Member of the State Duma
- In office 5 October 2016 – 1 November 2023

Personal details
- Born: 27 June 1995 (age 31) Moscow, Russia
- Party: Liberal Democratic Party of Russia (2011–2023)
- Education: Moscow State Pedagogical University
- Occupation: Politician

= Vasily Vlasov =

Russian politician

Vasily Maksimovich Vlasov (Василий Максимович Власов; born 27 June 1995) is a Russian politician. He is the Head of management of sports and youth policy Russian University of Sports.

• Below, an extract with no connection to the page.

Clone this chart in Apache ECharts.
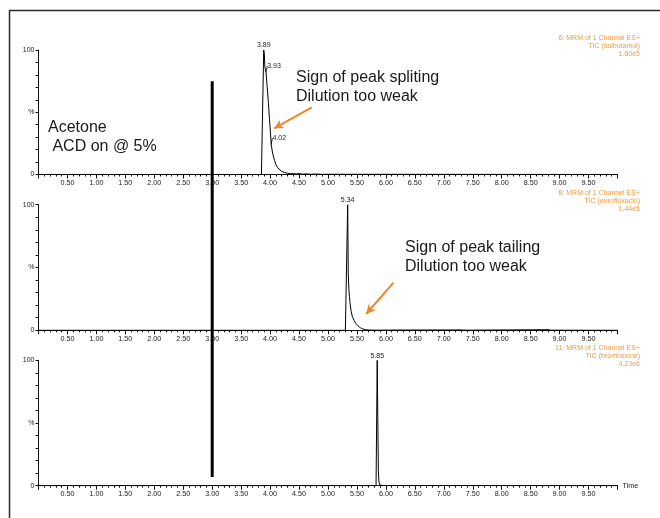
<!DOCTYPE html>
<html>
<head>
<meta charset="utf-8">
<script src="https://cdn.jsdelivr.net/npm/echarts@6/dist/echarts.min.js"></script>
<style>
  html, body { margin: 0; padding: 0; background: #fff; }
  #chart { width: 660px; height: 518px; }
</style>
</head>
<body>
<div id="chart"></div>
<script>
// Retention time (min) and relative intensity (%) for each MRM trace
const salbutamolTime = [0, 3.85, 3.89, 3.90, 3.91, 3.93, 3.95, 3.97, 3.99, 4.01, 4.02, 4.04, 4.06, 4.08, 4.10, 4.13, 4.16, 4.20, 4.25, 4.30, 4.35, 4.40, 4.45, 4.50, 4.56, 4.62, 4.70, 4.80, 4.90, 5.00, 10];
const salbutamolPct  = [0, 0,    100,  97,   86,   82,   70,   58,   44,   31,   24,   18,   14,   11,   8,    5.5,  4,    2.5,  1.6,  1.0,  0.6,  0.8,  0.4,  0.7,  0.3,  0.5,  0.2,  0.4,  0.1,  0.2,  0];

const enrofloxacinTime = [0, 5.30, 5.34, 5.35, 5.36, 5.37, 5.38, 5.40, 5.42, 5.45, 5.48, 5.52, 5.56, 5.60, 5.65, 5.72, 5.80, 6.20, 7.30, 7.40, 8.80, 8.85, 10];
const enrofloxacinPct  = [0, 0,    100,  45,   33,   27,   22,   15,   11,   8,    5.5,  3.5,  2,    1.1,  0.5,  0.2,  0.1,  0.2,  0.3,  0.1,  0.5,  0.1,  0];

const bromhexineTime = [0, 5.83, 5.85, 5.86, 5.87, 5.88, 5.90, 5.95, 10];
const bromhexinePct  = [0, 0,    100,  55,   12,   3,    0.5,  0.1,  0];

// Apex labels and tagged retention times
const salbutamolApex = [3.89];
const salbutamolTagTime = [3.93, 4.02];
const salbutamolTagPct = [82, 24];
const enrofloxacinApex = [5.34];
const bromhexineApex = [5.85];

// Trace headers (function, channel, compound, full-scale intensity)
const traceHeaders = [
  ['6: MRM of 1 Channel ES+', 'TIC (salbutamol)', '1.60e5'],
  ['8: MRM of 1 Channel ES+', 'TIC (enrofloxacin)', '1.44e5'],
  ['11: MRM of 1 Channel ES+', 'TIC (bromhexine)', '4.23e6']
];

// Axis ticks
const timeTickStep = 0.5;
const pctTickStep = 10;

const FONT = 'Liberation Sans, Arial, Helvetica, sans-serif';
const ORANGE_TEXT = '#EF9C45';
const ORANGE_ARROW = '#E8892B';
const INK = '#1a1a1a';

const grids = [
  { left: 38.5, top: 50, width: 579, height: 124.5 },
  { left: 38.5, top: 204.7, width: 579, height: 125.6 },
  { left: 38.5, top: 360.3, width: 579, height: 125.4 }
];

const tagLabel = { fontSize: 7, color: '#222', fontFamily: FONT };

function traceData(times, pcts, apexTimes) {
  return times.map((t, i) => {
    const item = { value: [t, pcts[i]] };
    if (apexTimes.indexOf(t) >= 0) {
      item.label = Object.assign({
        show: true, position: 'top', distance: 1, formatter: t.toFixed(2)
      }, tagLabel);
    }
    return item;
  });
}

function xAxisFor(i) {
  const ax = {
    gridIndex: i, type: 'value', min: 0, max: 10, interval: timeTickStep,
    axisLine: { lineStyle: { color: '#111', width: 1 } },
    axisTick: { length: 4, lineStyle: { color: '#111' } },
    minorTick: { show: true, splitNumber: 5, length: 2, lineStyle: { color: '#111' } },
    splitLine: { show: false },
    axisLabel: {
      fontSize: 7.2, color: '#222', margin: 5, fontFamily: FONT,
      showMinLabel: false, showMaxLabel: false,
      formatter: v => v.toFixed(2)
    }
  };
  if (i === 2) {
    ax.name = 'Time';
    ax.nameLocation = 'end';
    ax.nameGap = 5;
    ax.nameTextStyle = { fontSize: 7.2, color: '#222', fontFamily: FONT };
  }
  return ax;
}

function yAxisFor(i) {
  return {
    gridIndex: i, type: 'value', min: 0, max: 100, interval: pctTickStep,
    axisLine: { show: true, lineStyle: { color: '#111', width: 1 } },
    axisTick: { show: true, length: 3, lineStyle: { color: '#111' } },
    splitLine: { show: false },
    axisLabel: {
      fontSize: 7, color: '#222', margin: 4, fontFamily: FONT,
      formatter: v => (v === 100 ? '100' : v === 0 ? '0' : v === 50 ? '%' : '')
    }
  };
}

// Traces: invisible symbols so that per-point labels can still be drawn
const traceBase = {
  type: 'line', showSymbol: true, showAllSymbol: true, symbol: 'circle', symbolSize: 0,
  lineStyle: { color: '#000', width: 1 }, itemStyle: { color: '#000' },
  labelLayout: { hideOverlap: false }
};

// Short leader strokes from a point on the trace up to its time tag
function tagSeries(t, p) {
  return Object.assign({}, traceBase, {
    xAxisIndex: 0, yAxisIndex: 0, silent: true,
    lineStyle: { color: '#000', width: 0.8 },
    data: [
      { value: [t - 0.005, p] },
      {
        value: [t + 0.02, p + 5],
        label: Object.assign({
          show: true, position: 'right', distance: 0, offset: [-1, -3], formatter: t.toFixed(2)
        }, tagLabel)
      }
    ]
  });
}

const arrowStyle = {
  silent: true, symbol: ['none', 'arrow'], symbolSize: [7, 9],
  lineStyle: { color: ORANGE_ARROW, width: 2, type: 'solid' },
  label: { show: false }
};

const option = {
  animation: false,
  backgroundColor: '#fff',
  grid: grids,
  xAxis: [0, 1, 2].map(xAxisFor),
  yAxis: [0, 1, 2].map(yAxisFor),
  series: [
    Object.assign({}, traceBase, {
      xAxisIndex: 0, yAxisIndex: 0,
      data: traceData(salbutamolTime, salbutamolPct, salbutamolApex),
      markLine: Object.assign({}, arrowStyle, {
        data: [[{ coord: [4.72, 54] }, { coord: [4.07, 37] }]]
      })
    }),
    Object.assign({}, traceBase, {
      xAxisIndex: 1, yAxisIndex: 1,
      data: traceData(enrofloxacinTime, enrofloxacinPct, enrofloxacinApex),
      markLine: Object.assign({}, arrowStyle, {
        data: [[{ coord: [6.13, 38] }, { coord: [5.66, 13] }]]
      })
    }),
    Object.assign({}, traceBase, {
      xAxisIndex: 2, yAxisIndex: 2,
      data: traceData(bromhexineTime, bromhexinePct, bromhexineApex)
    })
  ].concat(salbutamolTagTime.map((t, i) => tagSeries(t, salbutamolTagPct[i])))
};

const chart = echarts.init(document.getElementById('chart'), null, { renderer: 'canvas' });
chart.setOption(option);

// Overlays placed through the axes: solvent-front bar at 3.00 min across all panes
const barTop = chart.convertToPixel({ gridIndex: 0 }, [3.0, 75]);
const barBottom = chart.convertToPixel({ gridIndex: 2 }, [3.0, 7]);

const headerGraphics = traceHeaders.map((lines, i) => ({
  type: 'text', z: 50,
  x: 640, y: grids[i].top - 16,
  style: {
    text: lines.join('\n'), textAlign: 'right', textVerticalAlign: 'top',
    fontSize: 7, lineHeight: 8, fill: ORANGE_TEXT, fontFamily: FONT
  }
}));

const noteStyle = { fontSize: 16, lineHeight: 18.8, fill: INK, fontFamily: FONT, textVerticalAlign: 'top' };

chart.setOption({
  graphic: [
    {
      type: 'rect', z: 1, silent: true,
      shape: { x: 9.5, y: 10.5, width: 720, height: 620 },
      style: { fill: 'none', stroke: '#2a2a2a', lineWidth: 1.5 }
    },
    {
      type: 'line', z: 100, silent: true,
      shape: { x1: barTop[0], y1: barTop[1], x2: barBottom[0], y2: barBottom[1] },
      style: { stroke: '#000', lineWidth: 3 }
    },
    {
      type: 'text', z: 50, x: 48, y: 118,
      style: Object.assign({ text: 'Acetone\n ACD on @ 5%' }, noteStyle)
    },
    {
      type: 'text', z: 50, x: 296, y: 68,
      style: Object.assign({ text: 'Sign of peak spliting\nDilution too weak' }, noteStyle)
    },
    {
      type: 'text', z: 50, x: 405, y: 238,
      style: Object.assign({ text: 'Sign of peak tailing\nDilution too weak' }, noteStyle)
    }
  ].concat(headerGraphics)
});
</script>
</body>
</html>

He was a deputy of the State Duma of the VII convocation from 5 October 2016 to 1 November 2023. Since April 2019, he was the first deputy chairman of the State Duma committee on natural resources, property and land relations.

== Biography ==
===Education===
Vasily Vlasov was born on 27 June 1995, in Moscow, and grew up in a single parent household. He studied at high school number 1350 in Moscow, including advanced studies in mathematics and physics. Vlasov later studied in the Institute of World Civilizations (Russian: Институт Мировых Цивилизаций), and at the Institute of Social and Humanities Education at Moscow State Pedagogical University. The Institute of World Civilizations is an accredited college that was established by Vladimir Zhirinovsky and the populist Liberal Democratic Party of Russia (LDPR).

===Early career===
At 16, he began working in the youth organization of the Liberal Democratic Party of Russia. Later, he became the director of the youth organization of the Liberal Democratic Party in Moscow. He was appointed head of the national youth organization of the Liberal Democratic Party, and also held a lead position in the office of Vladimir Zhirinovsky, leader of the Liberal Democratic Party. However, none of these were paid positions, as his financial disclosure revealed no income in 2015.

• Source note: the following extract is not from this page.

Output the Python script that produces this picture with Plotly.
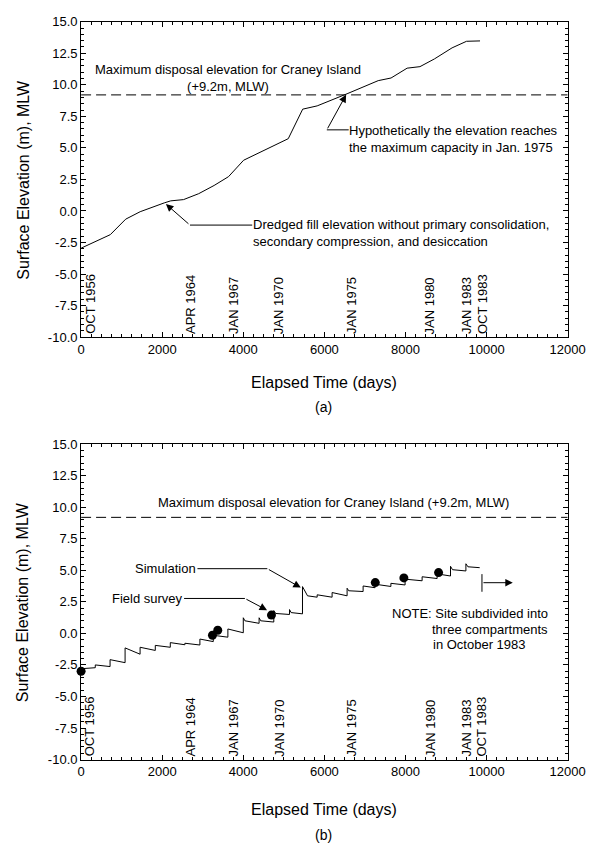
import plotly.graph_objects as go

# ---------------- data ----------------
# (a) dredged fill elevation without consolidation
top_days = [0, 720, 1100, 1457, 2052, 2210, 2527, 2900, 3280, 3636, 4008, 4705,
            5109, 5465, 5822, 6559, 6970, 7327, 7644, 8040, 8357, 8713, 9149, 9505, 9838]
top_elev = [-2.95, -1.88, -0.65, -0.06, 0.64, 0.80, 0.90, 1.37, 2.02, 2.72, 4.02, 5.08,
            5.73, 8.07, 8.33, 9.29, 9.88, 10.33, 10.54, 11.32, 11.44, 12.05, 12.93, 13.45, 13.48]

# (b) simulation (sawtooth) and field survey
sim_days = [0, 350, 350, 715, 715, 1085, 1085, 1455, 1455, 1830, 1830, 2200, 2200,
            2560, 2560, 2930, 2930, 3260, 3260, 3620, 3620, 4000, 4000, 4040, 4390, 4390, 4430,
            4752, 4752, 4800, 5140, 5140, 5180, 5460, 5460, 5584, 5822, 5822, 6190, 6190,
            6560, 6560, 6600, 6955, 6955, 7250, 7250, 7640, 7640, 7990, 7990, 8410, 8410,
            8780, 8780, 9110, 9110, 9160, 9490, 9490, 9540, 9830]
sim_elev = [-2.80, -2.72, -2.50, -2.63, -2.08, -2.32, -1.15, -1.65, -1.10, -1.35, -0.95, -1.10, -0.73,
            -0.90, -0.78, -0.92, -0.45, -0.65, -0.15, -0.30, 0.35, 0.05, 1.24, 1.00, 0.80, 1.24, 1.00,
            0.90, 1.81, 1.58, 1.50, 1.89, 1.65, 1.55, 3.71, 2.98, 2.87, 3.06, 2.87, 3.24,
            2.98, 3.58, 3.38, 3.32, 3.76, 3.62, 3.90, 3.72, 3.97, 3.84, 4.30, 4.17, 4.49,
            4.35, 4.72, 4.55, 5.32, 5.05, 4.95, 5.52, 5.28, 5.21]
survey_days = [0, 3240, 3370, 4695, 7255, 7960, 8816]
survey_elev = [-3.0, -0.15, 0.25, 1.45, 4.03, 4.40, 4.82]

max_elev = 9.2
date_labels = ["OCT 1956", "APR 1964", "JAN 1967", "JAN 1970",
               "JAN 1975", "JAN 1980", "JAN 1983", "OCT 1983"]
date_label_days = [214, 2697, 3755, 4871, 6666, 8602, 9505, 9886]

x_ticks = [0, 2000, 4000, 6000, 8000, 10000, 12000]
y_ticks = [-10.0, -7.5, -5.0, -2.5, 0.0, 2.5, 5.0, 7.5, 10.0, 12.5, 15.0]
y_ticktext = [f"{v:.1f}" for v in y_ticks]

# ---------------- figure ----------------
W, H = 604, 854
FONT = "Liberation Sans, Arial, sans-serif"
BLACK = "black"


def px(xp):
    return xp / W


def py(yp):
    return 1 - yp / H


fig = go.Figure()
line_style = dict(color=BLACK, width=1)
dash_style = dict(color=BLACK, width=1, dash="10px,5px")

fig.add_trace(go.Scatter(x=top_days, y=top_elev, mode="lines", line=line_style,
                         xaxis="x", yaxis="y", showlegend=False, hoverinfo="skip"))
fig.add_trace(go.Scatter(x=[0, 12000], y=[max_elev, max_elev], mode="lines", line=dash_style,
                         xaxis="x", yaxis="y", showlegend=False, hoverinfo="skip"))
fig.add_trace(go.Scatter(x=sim_days, y=sim_elev, mode="lines", line=line_style,
                         xaxis="x2", yaxis="y2", showlegend=False, hoverinfo="skip"))
fig.add_trace(go.Scatter(x=[0, 12000], y=[max_elev, max_elev], mode="lines", line=dash_style,
                         xaxis="x2", yaxis="y2", showlegend=False, hoverinfo="skip"))
fig.add_trace(go.Scatter(x=survey_days, y=survey_elev, mode="markers",
                         marker=dict(color=BLACK, size=9, line=dict(width=0)),
                         xaxis="x2", yaxis="y2", showlegend=False, hoverinfo="skip",
                         cliponaxis=False))

tickfont = dict(family=FONT, size=13, color=BLACK)
xax = dict(range=[0, 12000], tickvals=x_ticks, ticktext=[str(v) for v in x_ticks],
           showline=True, linecolor=BLACK, linewidth=1, mirror="ticks",
           ticks="inside", ticklen=5, tickcolor=BLACK, tickwidth=1,
           showgrid=False, zeroline=False, tickfont=tickfont,
           minor=dict(ticks="inside", ticklen=3, tick0=0, dtick=250, tickcolor=BLACK,
                      tickwidth=1, showgrid=False),
           domain=[px(80), px(585)], fixedrange=True)
yax = dict(range=[-10, 15], tickvals=y_ticks, ticktext=y_ticktext,
           showline=True, linecolor=BLACK, linewidth=1, mirror="ticks",
           ticks="inside", ticklen=5, tickcolor=BLACK, tickwidth=1,
           showgrid=False, zeroline=False, tickfont=tickfont,
           minor=dict(ticks="inside", ticklen=3, tick0=0, dtick=0.5, tickcolor=BLACK,
                      tickwidth=1, showgrid=False),
           fixedrange=True)

fig.update_layout(
    width=W, height=H, margin=dict(l=0, r=0, t=0, b=0),
    paper_bgcolor="white", plot_bgcolor="white",
    font=dict(family=FONT, size=13, color=BLACK),
    xaxis=dict(xax, anchor="y"),
    yaxis=dict(yax, anchor="x", domain=[py(336), py(15)]),
    xaxis2=dict(xax, anchor="y2"),
    yaxis2=dict(yax, anchor="x2", domain=[py(766), py(445)]),
    showlegend=False,
)

ann = []
shapes = []
tfont = dict(family=FONT, size=13, color=BLACK)

# axis titles and panel labels
for (ty, xt_y, lab_y, lab) in [(175.5, 382, 407, "(a)"), (605.5, 817, 843, "(b)")]:
    ann.append(dict(text="Surface Elevation (m), MLW", textangle=-90, xref="paper", yref="paper",
                    x=px(20), y=py(ty), xanchor="center", yanchor="middle", showarrow=False,
                    font=dict(family=FONT, size=16, color=BLACK)))
    ann.append(dict(text="Elapsed Time (days)", xref="paper", yref="paper",
                    x=px(332), y=py(xt_y), xanchor="center", yanchor="middle", showarrow=False,
                    font=dict(family=FONT, size=16, color=BLACK)))
    ann.append(dict(text=lab, xref="paper", yref="paper",
                    x=px(332), y=py(lab_y), xanchor="center", yanchor="middle", showarrow=False,
                    font=dict(family=FONT, size=14, color=BLACK)))

# vertical date labels
for xr, yr in [("x", "y"), ("x2", "y2")]:
    for lab, d in zip(date_labels, date_label_days):
        ann.append(dict(text=lab, textangle=-90, xref=xr, yref=yr, x=d, y=-10,
                        xanchor="center", yanchor="bottom", yshift=1, showarrow=False,
                        font=tfont))

# ---- panel (a) annotations ----
ann.append(dict(text="Maximum disposal elevation for Craney Island<br>(+9.2m, MLW)",
                xref="x", yref="y", x=3612, y=10.52, xanchor="center", yanchor="middle",
                align="center", showarrow=False, font=tfont))
ann.append(dict(text="Hypothetically the elevation reaches<br>the maximum capacity in Jan. 1975",
                xref="x", yref="y", x=6560, y=5.73, xanchor="left", yanchor="middle",
                align="left", showarrow=False, font=tfont))
shapes.append(dict(type="line", xref="x", yref="y", x0=6060, y0=6.43, x1=6600, y1=6.43,
                   line=dict(color=BLACK, width=1)))
ann.append(dict(text="", xref="x", yref="y", x=6535, y=9.21, axref="x", ayref="y",
                ax=6060, ay=6.43, showarrow=True, arrowhead=2, arrowsize=1.5, arrowwidth=1,
                arrowcolor=BLACK, standoff=0, startstandoff=0))
ann.append(dict(text="Dredged fill elevation without primary consolidation,<br>"
                     "secondary compression, and desiccation",
                xref="x", yref="y", x=4182, y=-1.78, xanchor="left", yanchor="middle",
                align="left", showarrow=False, font=tfont))
shapes.append(dict(type="line", xref="x", yref="y", x0=2685, y0=-1.12, x1=4220, y1=-1.12,
                   line=dict(color=BLACK, width=1)))
ann.append(dict(text="", xref="x", yref="y", x=2091, y=0.55, axref="x", ayref="y",
                ax=2685, ay=-1.12, showarrow=True, arrowhead=2, arrowsize=1.5, arrowwidth=1,
                arrowcolor=BLACK, standoff=0, startstandoff=0))

# ---- panel (b) annotations ----
ann.append(dict(text="Maximum disposal elevation for Craney Island (+9.2m, MLW)",
                xref="x2", yref="y2", x=6226, y=10.4, xanchor="center", yanchor="middle",
                showarrow=False, font=tfont))
ann.append(dict(text="Simulation", xref="x2", yref="y2", x=2892, y=5.13,
                xanchor="right", yanchor="middle", showarrow=False, font=tfont))
shapes.append(dict(type="line", xref="x2", yref="y2", x0=2870, y0=5.13, x1=4593, y1=5.13,
                   line=dict(color=BLACK, width=1)))
ann.append(dict(text="", xref="x2", yref="y2", x=5418, y=3.63, axref="x2", ayref="y2",
                ax=4593, ay=5.13, showarrow=True, arrowhead=2, arrowsize=1.5, arrowwidth=1,
                arrowcolor=BLACK, standoff=0, startstandoff=0))
ann.append(dict(text="Field survey", xref="x2", yref="y2", x=2559, y=2.77,
                xanchor="right", yanchor="middle", showarrow=False, font=tfont))
shapes.append(dict(type="line", xref="x2", yref="y2", x0=2540, y0=2.77, x1=4040, y1=2.77,
                   line=dict(color=BLACK, width=1)))
ann.append(dict(text="", xref="x2", yref="y2", x=4586, y=1.84, axref="x2", ayref="y2",
                ax=4040, ay=2.77, showarrow=True, arrowhead=2, arrowsize=1.5, arrowwidth=1,
                arrowcolor=BLACK, standoff=0, startstandoff=0))
# subdivision marker
shapes.append(dict(type="line", xref="x2", yref="y2", x0=9886, y0=3.3, x1=9886, y1=4.7,
                   line=dict(color=BLACK, width=1)))
ann.append(dict(text="", xref="x2", yref="y2", x=10646, y=4.02, axref="x2", ayref="y2",
                ax=9886, ay=4.02, showarrow=True, arrowhead=2, arrowsize=1.5, arrowwidth=1,
                arrowcolor=BLACK, standoff=0, startstandoff=0))
ann.append(dict(text="NOTE: Site subdivided into", xref="x2", yref="y2", x=11573, y=1.6,
                xanchor="right", yanchor="middle", showarrow=False, font=tfont))
ann.append(dict(text="three compartments", xref="x2", yref="y2", x=11573, y=0.28,
                xanchor="right", yanchor="middle", showarrow=False, font=tfont))
ann.append(dict(text="in October 1983", xref="x2", yref="y2", x=8626, y=-0.89,
                xanchor="left", yanchor="middle", showarrow=False, font=tfont))

fig.update_layout(annotations=ann, shapes=shapes)
fig.write_html("out.html")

=== Deputy of the State Duma Russian Federation ===
In 2016, Vlasov was elected as a deputy in the State Duma, the lower house of the Federal Assembly of Russia, while still a university student. After the elections to the State Duma, he resigned as head of the youth organization of the Liberal Democratic Party. His first day in office was 5 October 2016, at the age of 21 years and 3 months. He was a member of the Committee on Physical Culture, Sports, Tourism and Youth Affairs.

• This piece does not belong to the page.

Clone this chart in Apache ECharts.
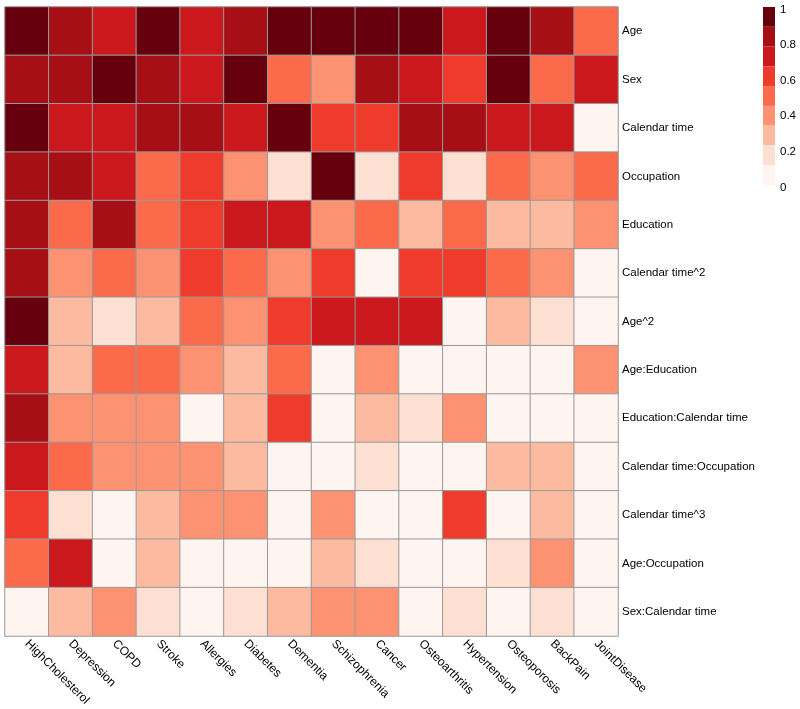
<!DOCTYPE html>
<html>
<head>
<meta charset="utf-8">
<script src="https://cdn.jsdelivr.net/npm/echarts@6/dist/echarts.min.js"></script>
<style>html,body{margin:0;padding:0;background:#fff;}#c{width:800px;height:709px;}</style>
</head>
<body>
<div id="c"></div>
<script>
const diseases = ['HighCholesterol','Depression','COPD','Stroke','Allergies','Diabetes','Dementia','Schizophrenia','Cancer','Osteoarthritis','Hypertension','Osteoporosis','BackPain','JointDisease'];
const terms = ['Age','Sex','Calendar time','Occupation','Education','Calendar time^2','Age^2','Age:Education','Education:Calendar time','Calendar time:Occupation','Calendar time^3','Age:Occupation','Sex:Calendar time'];

const rowAge        = [0.95,0.83,0.72,0.95,0.72,0.83,0.95,0.95,0.95,0.95,0.72,0.95,0.83,0.50];
const rowSex        = [0.83,0.83,0.95,0.83,0.72,0.95,0.50,0.39,0.83,0.72,0.61,0.95,0.50,0.72];
const rowCalTime    = [0.95,0.72,0.72,0.83,0.83,0.72,0.95,0.61,0.61,0.83,0.83,0.72,0.72,0.05];
const rowOccupation = [0.83,0.83,0.72,0.50,0.61,0.39,0.17,0.95,0.17,0.61,0.17,0.50,0.39,0.50];
const rowEducation  = [0.83,0.50,0.83,0.50,0.61,0.72,0.72,0.39,0.50,0.28,0.50,0.28,0.28,0.39];
const rowCalTime2   = [0.83,0.39,0.50,0.39,0.61,0.50,0.39,0.61,0.05,0.61,0.61,0.50,0.39,0.05];
const rowAge2       = [0.95,0.28,0.17,0.28,0.50,0.39,0.61,0.72,0.72,0.72,0.05,0.28,0.17,0.05];
const rowAgeEdu     = [0.72,0.28,0.50,0.50,0.39,0.28,0.50,0.05,0.39,0.05,0.05,0.05,0.05,0.39];
const rowEduCal     = [0.83,0.39,0.39,0.39,0.05,0.28,0.61,0.05,0.28,0.17,0.39,0.05,0.05,0.05];
const rowCalOcc     = [0.72,0.50,0.39,0.39,0.39,0.28,0.05,0.05,0.17,0.05,0.05,0.28,0.28,0.05];
const rowCalTime3   = [0.61,0.17,0.05,0.28,0.39,0.39,0.05,0.39,0.05,0.05,0.61,0.05,0.28,0.05];
const rowAgeOcc     = [0.50,0.72,0.05,0.28,0.05,0.05,0.05,0.28,0.17,0.05,0.05,0.17,0.39,0.05];
const rowSexCal     = [0.05,0.28,0.39,0.17,0.05,0.17,0.28,0.39,0.39,0.05,0.17,0.05,0.17,0.05];

const matrix = [rowAge,rowSex,rowCalTime,rowOccupation,rowEducation,rowCalTime2,rowAge2,rowAgeEdu,rowEduCal,rowCalOcc,rowCalTime3,rowAgeOcc,rowSexCal];

const reds = ['#FFF5F0','#FEE0D2','#FCBBA1','#FC9272','#FB6A4A','#EF3B2C','#CB181D','#A50F15','#67000D'];
const legendTicks = [0, 0.2, 0.4, 0.6, 0.8, 1];

const data = [];
matrix.forEach((row, r) => row.forEach((v, c) => data.push([c, r, v])));

const pieces = reds.map((col, i) => {
  const p = { gte: i / reds.length, color: col };
  if (i < reds.length - 1) p.lt = (i + 1) / reds.length; else p.lte = 1;
  return p;
});

const legTop = 7, legH = 178, legLeft = 763, legW = 12;
const legendTexts = legendTicks.map(t => ({
  type: 'text',
  left: legLeft + legW + 5,
  top: legTop + 2.5 + legH * (1 - t) - 6,
  style: { text: String(t), fontSize: 11.5, fontFamily: 'Liberation Sans, Arial, sans-serif', fill: '#000' }
}));

const chart = echarts.init(document.getElementById('c'));
chart.setOption({
  backgroundColor: '#fff',
  animation: false,
  grid: { left: 5, right: 182, top: 7, bottom: 73 },
  xAxis: {
    type: 'category', data: diseases, position: 'bottom',
    axisLine: { show: false }, axisTick: { show: false }, splitLine: { show: false },
    axisLabel: { rotate: -45, interval: 0, margin: 6, fontSize: 12, color: '#000', fontFamily: 'Liberation Sans, Arial, sans-serif' }
  },
  yAxis: {
    type: 'category', data: terms, inverse: true, position: 'right',
    axisLine: { show: false }, axisTick: { show: false }, splitLine: { show: false },
    axisLabel: { margin: 4, fontSize: 11.5, color: '#000', fontFamily: 'Liberation Sans, Arial, sans-serif' }
  },
  visualMap: {
    type: 'piecewise', pieces: pieces, dimension: 2,
    orient: 'vertical', left: legLeft, top: legTop, padding: 0,
    itemWidth: legW, itemHeight: legH / reds.length, itemGap: 0, itemSymbol: 'rect',
    showLabel: false, selectedMode: false, hoverLink: false
  },
  graphic: legendTexts,
  series: [{
    type: 'heatmap', data: data,
    itemStyle: { borderColor: '#999999', borderWidth: 1 },
    emphasis: { disabled: true }
  }]
});
</script>
</body>
</html>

In November 2016, Vlasov and fellow LDPR deputy Boris Chernyshov prepared a bill to lower the voting age in Russia from 18 to 16. This has been a policy of the LDPR since 2014, reflecting the popularity of the party among young people. However, the bill was swiftly rejected by the Russian government. Vlasov has also suggested lowering student train fares to encourage domestic tourism, particularly outside the vacation season, and to facilitate youth attendance at cultural and sporting events.

Following the rejection of their proposal to lower the voting age, Vlasov and Chernyshov advanced a similar proposal within the LDPR in January 2017. Vlasov suggested that involving people in political parties between the ages of 16 and 18 would help address declining turnout in elections, and lead to wider involvement in the political process.

On 24 March 2022, the United States Treasury sanctioned him in response to the 2022 Russian invasion of Ukraine.

== Facts ==
On 29 December 2021, LDPR leader Vladimir Zhirinovsky recorded a New Year's greeting video for a four-year-old girl named Darya Chernysheva, in which he stated that once she reached adulthood, Vlasov would marry her. He added that this would be "the greatest gift" for her and "the greatest tragedy in his personal life".

Before the Prigozhin mutiny on 24 June 2023, it was possible to enlist in the Wagner PMC through the reception office of Deputy Vlasov.

Among Vlasov's public assistants were bloggers Yury Khovansky and Ilya Maddison.